Но Илья созерцательно уставился в собственное отражение в самоваре.
– Нынче склизко. Я упаду и прошибу себе голову, – вторично намекнул Ларион, держась уже за скобку двери.
– Нет, сегодня снежку подвалило, – и, отведя занавеску, показал на падавший в темноте снег. – Идти будет мягко.
– Дочки проводят, – сказала Радофиникина с набитым ртом.
И опять Илья был молчаливей Лотовой жены, а Ларионовы дочки уже пробирались к дверям.
– Ну, прощайте, надсмешники! – с уничтожающей мягкостью бросил Пресловутый, и враз не стало ни его, ни его приплода.
Илья сорвался с места и полетел в прихожую, едва хлопнула дверь. Выйдя тотчас же вслед за ним, я нашел его как бы в раздумье.

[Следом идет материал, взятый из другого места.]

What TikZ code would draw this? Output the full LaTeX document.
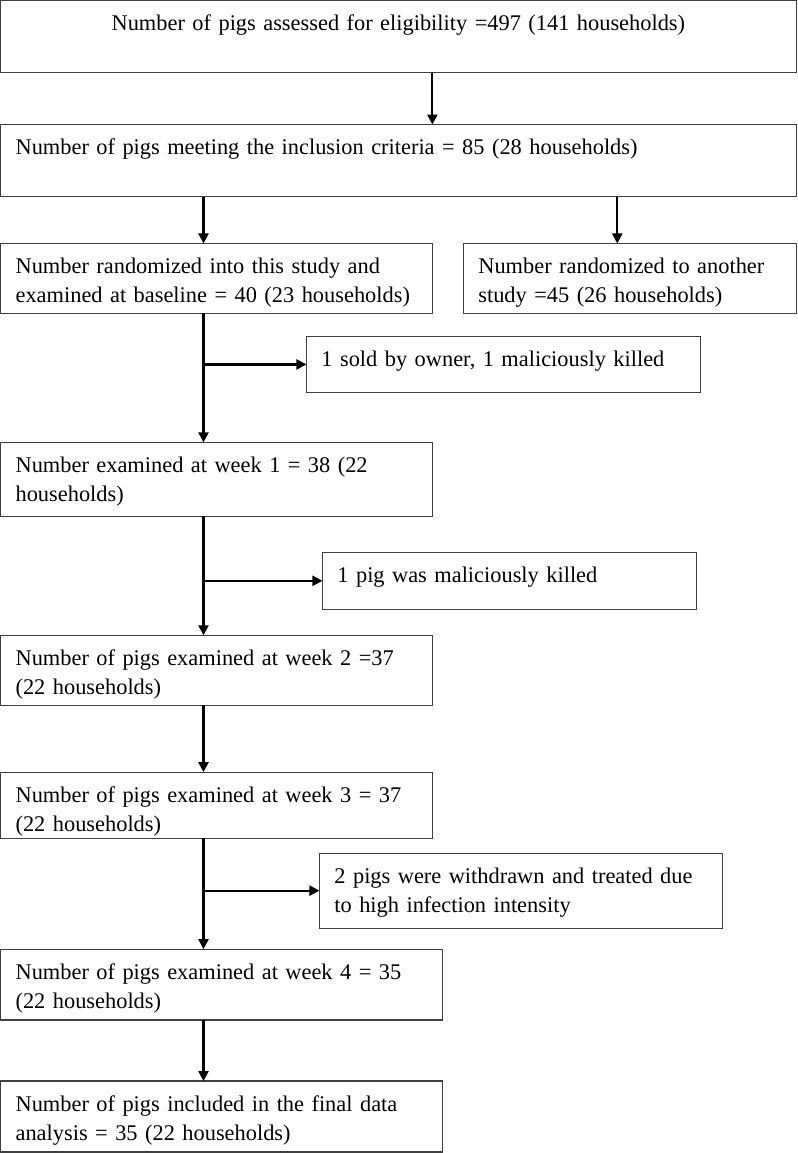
\documentclass[tikz,border=0pt]{standalone}
\usepackage{fontspec}
\setmainfont{Liberation Serif}
\usetikzlibrary{arrows.meta, positioning}
\hyphenpenalty=10000

\begin{document}
\begin{tikzpicture}[
    flowbox/.style={draw=black!75, line width=0.6pt, anchor=north west, align=left,
      inner xsep=7.5pt, inner ysep=0pt, outer sep=0pt, text height=15pt,
      font=\fontsize{11.2}{14.5}\selectfont},
    flowarr/.style={-{Triangle[length=5pt, width=5pt]}, line width=1.1pt}]
  \useasboundingbox (-0.3pt,0.3pt) rectangle (398.5pt,-576.5pt);
  % main column
  \node[flowbox, align=center, text width=383pt, text depth=21pt] (assessed) at (0,0)
    {Number of pigs assessed for eligibility =497 (141 households)};
  \node[flowbox, text width=383pt, text depth=21pt] (included) at (0,-62pt)
    {Number of pigs meeting the inclusion criteria = 85 (28 households)};
  \node[flowbox, text width=201pt, text depth=20pt] (randomized) at (0,-121.5pt)
    {Number randomized into this study and\\examined at baseline = 40 (23 households)};
  \node[flowbox, text width=151.5pt, text depth=20pt] (another) at (231.5pt,-121.5pt)
    {Number randomized to another\\study =45 (26 households)};
  \node[flowbox, text width=201pt, text depth=22pt] (week1) at (0,-221pt)
    {Number examined at week 1 = 38 (22\\households)};
  \node[flowbox, text width=201pt, text depth=20pt] (week2) at (0,-317.5pt)
    {Number of pigs examined at week 2 =37\\(22 households)};
  \node[flowbox, text width=201pt, text depth=18pt] (week3) at (0,-386pt)
    {Number of pigs examined at week 3 = 37\\(22 households)};
  \node[flowbox, text width=206pt, text depth=20.5pt] (week4) at (0,-474.5pt)
    {Number of pigs examined at week 4 = 35\\(22 households)};
  \node[flowbox, text width=206pt, text depth=20.5pt] (final) at (0,-540.5pt)
    {Number of pigs included in the final data\\analysis = 35 (22 households)};
  % losses
  \node[flowbox, text width=182pt, text depth=13pt] (sold) at (153pt,-168pt)
    {1 sold by owner, 1 maliciously killed};
  \node[flowbox, text width=172pt, text depth=13.5pt] (killed) at (161pt,-276pt)
    {1 pig was maliciously killed};
  \node[flowbox, text width=186.5pt, text depth=22.5pt] (withdrawn) at (159.5pt,-426.5pt)
    {2 pigs were withdrawn and treated due\\to high infection intensity};

  \coordinate (s0) at ([xshift=216pt]assessed.south west);
  \draw[flowarr] (s0) -- (s0 |- included.north);
  \coordinate (sL) at ([xshift=101.5pt]included.south west);
  \coordinate (sR) at ([xshift=308.5pt]included.south west);
  \draw[flowarr] (sL) -- (sL |- randomized.north);
  \draw[flowarr] (sR) -- (sR |- another.north);

  \coordinate (t1) at ([xshift=101.5pt]randomized.south west);
  \draw[flowarr] (t1) -- (t1 |- week1.north);
  \draw[flowarr] (t1 |- sold.west) -- (sold.west);
  \coordinate (t2) at ([xshift=101.5pt]week1.south west);
  \draw[flowarr] (t2) -- (t2 |- week2.north);
  \draw[flowarr] (t2 |- killed.west) -- (killed.west);
  \coordinate (t3) at ([xshift=101.5pt]week2.south west);
  \draw[flowarr] (t3) -- (t3 |- week3.north);
  \coordinate (t4) at ([xshift=101.5pt]week3.south west);
  \draw[flowarr] (t4) -- (t4 |- week4.north);
  \draw[flowarr] (t4 |- withdrawn.west) -- (withdrawn.west);
  \coordinate (t5) at ([xshift=101.5pt]week4.south west);
  \draw[flowarr] (t5) -- (t5 |- final.north);
\end{tikzpicture}
\end{document}
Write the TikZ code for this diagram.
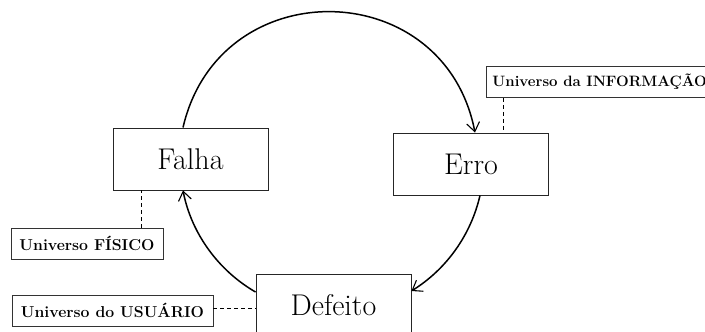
\documentclass[tikz,border=0pt]{standalone}
\usepackage{fontspec}
\usetikzlibrary{arrows.meta}
\begin{document}
\begin{tikzpicture}[x=1pt,y=1pt,
  bigbox/.style={draw=black!85, line width=0.9pt, minimum width=155pt, minimum height=62pt, inner sep=0pt,
    font=\fontsize{30}{34}\selectfont},
  labbox/.style={draw=black!80, line width=0.9pt, minimum height=31pt, inner sep=0pt,
    font=\fontsize{15.8}{18}\selectfont\bfseries},
  flow/.style={line width=1.5pt, -{Straight Barb[length=9pt,width=13pt,line width=1.1pt]}},
  link/.style={line width=0.7pt, dash pattern=on 4pt off 3pt}
]
\useasboundingbox (0,0) rectangle (705,-332);
\clip (0,0) rectangle (705,-332);

\node[bigbox] (falha) at (190.5,-159) {Falha};
\node[bigbox] (erro) at (471,-164) {Erro};
\node[bigbox] (defeito) at (333.5,-305) {Defeito};

\node[labbox, minimum width=152pt] (fisico) at (87,-243.5) {Universo FÍSICO};
\node[labbox, minimum width=201pt] (usuario) at (112.5,-310.5) {Universo do USUÁRIO};
\node[labbox, anchor=west, inner xsep=6pt, font=\fontsize{15}{18}\selectfont\bfseries] (informacao) at (486,-82) {Universo da INFORMAÇÃO};

\draw[flow] ([xshift=-7.5pt]falha.north) to[out=77,in=101,looseness=1.41] ([xshift=4pt]erro.north);
\draw[flow] ([xshift=9pt]erro.south) to[out=-103,in=32,looseness=0.89] ([yshift=14pt]defeito.east);
\draw[flow] ([yshift=13pt]defeito.west) to[out=150,in=-79,looseness=0.89] ([xshift=-7.5pt]falha.south);

\draw[link] ([xshift=17pt]informacao.south west) -- ([xshift=17pt]informacao.south west |- erro.north);
\draw[link] ([xshift=-22pt]fisico.north east) -- ([xshift=-22pt]fisico.north east |- falha.south);
\draw[link] ([yshift=2.5pt]usuario.east) -- ([yshift=2.5pt]usuario.east -| defeito.west);
\end{tikzpicture}
\end{document}
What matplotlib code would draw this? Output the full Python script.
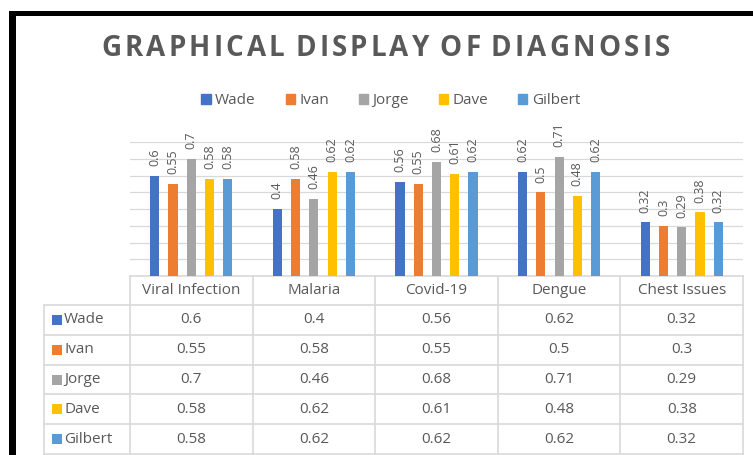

– Все кончено, Паша! – торжественно объявил он мне. – Так отлично началось и так смешно кончилось. Я ведь подавлен, расстроен до мозга костей... – отчаянно вырывалось у него.
– Любовь, милый, любовь. Любовь, миленький, что бес. Она горами двигает! – вспомнилось мне как будто из Священного Писания.
– Какая любовь? Ты с ума сошел! – вздрогнул Илья и дико посмотрел на меня.
Мы сидели за столом в подавленном безмолвии, и Иона, имея вообще немало глупых привычек, раздумчиво ковырял пальцем в носу, причем даже как-то странно изгибался для удобства. Скука продолжалась, а самовар сипел, отходя.